So although the pictures for this don't show the actual end result, I was enjoying them so much I forgot to take a picture, I'm sure I will eventually make these again, and I'll add a picture then!

SAMOSAS, makes 32--


pastry: puff pastry or phyllo for baking.
or for frying:
  • 7.5 cups flour 
  • 1 tbsp. salt 
  • 3/4 cup clarified butter or ghee, melted (use vegetable shortening or oil for vegan variation) 
  • hot water

  • 3 medium-sized potatoes, boiled and peeled
  • 1 cup of frozen peas
  • 1 cup of carrots, chopped finely
  • 1 cup of onions, chopped finely
  • 2 tsp. of fresh ginger, grated
  • 1 tbsp of turmeric powder
  • 1 tbsp of cumin powder
  • 1 tsp of coriander powder
  • 1 tsp of garam masala
  • 1/2 to 1 tsp of chili powder
  • 1/4 cup of oil or ghee (clarified butter)
  • 1 tsp of salt
  • 3 tbsp of chopped cilantro

  1. Sift flour and salt into a bowl, then stir in melted ghee. Add 1 cup + 2 tablespoons of hot water gradually, tossing and stirring, to make a dough. 
  2. Knead for 2 minutes, then chill in the refrigerator while you prepare the filling. If using a food processor, combine flour and salt in processor bowl. Pour in ghee and blend to combine. With processor running at medium speed, stream in the hot water, then process an additional 15 - 20 seconds. Remove from processor, form into a ball, and chill while you prepare the filling.
  3. In a medium skillet, saute onions, carrots, peas and ginger in tsp of oil over medium heat until onions are translucent.
  4. In a separate bowl, mash the cooked potatoes with the spices and sauteed veggies. Add oil or ghee, salt and cilantro and mixed thoroughly
  5. If you're using puff pastry/phyllo follow care instructions on package and create square pieces to put filling in. The samosas will be flat triangles rather than 3D triangles. Or if using pastry follow directions below.
  6. Divide the dough into 16 equal balls. The easiest way is to keep halving the dough until you have 16 pieces (you'll divide the dough 4 times total). Roll or pat each ball into a 7-inch disc. Cut each disk in half. Roll each half into a cone, overlapping the edges and pinching or wetting to seal. Stuff the cone with a big spoonful or two of filling, then pinch the open end closed (wetting if necessary), forming a puffy triangle. 
  7. Chill finished samosas and continue until you've used all the dough.  
  8. In a wok or large sauce pan, heat several inches of oil to 350, or until a cube of bread browns in 40 seconds. Fry samosas, 3 - 6 at a time, until golden, blistered, and crisp, about 3 - 4 minutes, turning them over halfway through frying. Remove with tongs, drain on paper towels, and continue until all samosas are fried. May be held in a warm (250-degree) oven while you cook all the batches. 
Serve with tamarind chutney.

Sunday, June 20, 2010

Coconut Green Beans

Every so often when growing up in an Indian home, there's just not enough time to stew up something - so simple recipes become a way to satisfy the flavors without a lot of work.

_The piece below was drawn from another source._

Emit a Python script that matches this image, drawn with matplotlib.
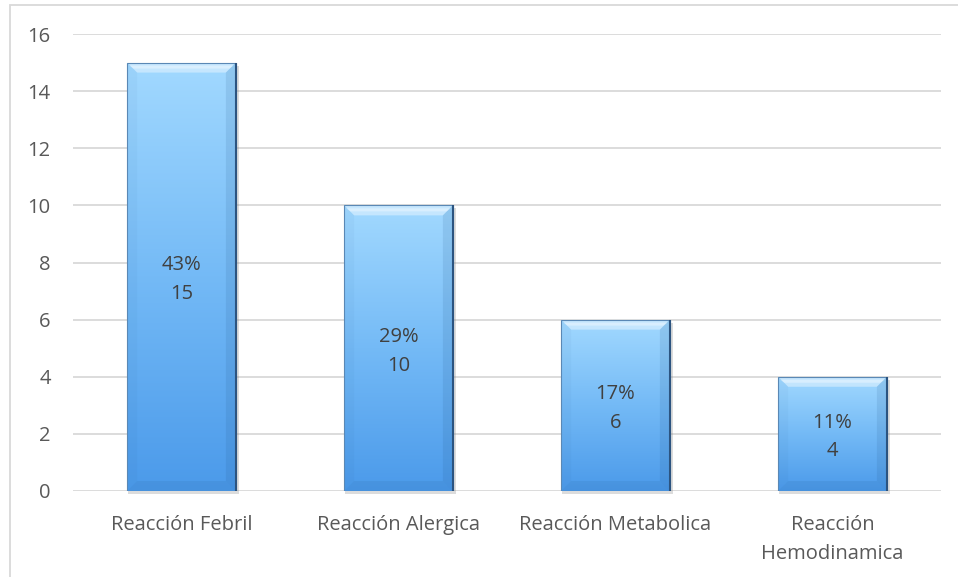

One of these recipes is Coconut Green Beans. Basically it's a bag of frozen green beans with shredded coconut and other spices and takes no time to make.


  • 1 bag of frozen green beans, thawed
  • 1/4 cup of shredded coconut
  • 1 tsp of salt
  • 1/2 tsp of pepper
  • 1 tbsp. of oil

  1. Add oil to a pan over medium high heat.
  2. Add shredded coconut and beans and saute for 7 to 10 mins.
  3. Add salt and pepper

Wednesday, June 2, 2010

Indian Mac and Cheese (Masala Mac)

So, I started a new job in the Washington, D.C. area and moved out of New York City, so I'm officially on a mission to find good Indian grocery stores in the area and good Indian food.

But when I went back to NYC for some work training, I got a chance to finally try something I really wanted to eat the entire time I was in the city - masala mac and cheese from S'Mac in the East Village.

It's my favorite guilty pleasure with Indian spices, how can I resist? - or you for that matter.

So I decided I would try to create my own recipe.

  • 1 pound of macaroni, cooked in salted water, drained (use directions on box)
  • 1 cup of shredded cheddar cheese
  • 1 cup of shredded gruyere or provolone
  • 1/2 cup of parmesan
  • 2 cups of milk
  • 2 tbsp. of butter
  • 2 tbsp. of flour
  • 2 tsp of cumin
  • 1 tsp of coriander
  • 1 tsp of onion powder
  • 1 tsp of garlic powder
  • 1/2 tsp of turmeric
  • 1/2 of red chili or cayenne
  • 1/2 cup of chopped cilantro
  • oil spray
  • salt and pepper to taste

  1. In a medium pot over medium heat, melt butter and add flour to it. Blend to make a roux. 
  2. Add milk to mixture and heat through. Try not to boil it, so stir regularly.
  3. Slowly add cheeses. Each time you add some stir it in until it it's melted through.
  4. Add spices - cumin, coriander, garlic, onion, turmeric and chili.
  5. Add cilantro to the mix and add cooked pasta.
  6. Taste mixture and add salt and pepper as needed.
  7. Place the entire pot of mac in cheese in a brownie pan or casserole dish that has been sprayed with oil.
  8. Bake at 350 degrees for 20 mins. covered. Uncover and baked for an additional 10 minutes until bubbly.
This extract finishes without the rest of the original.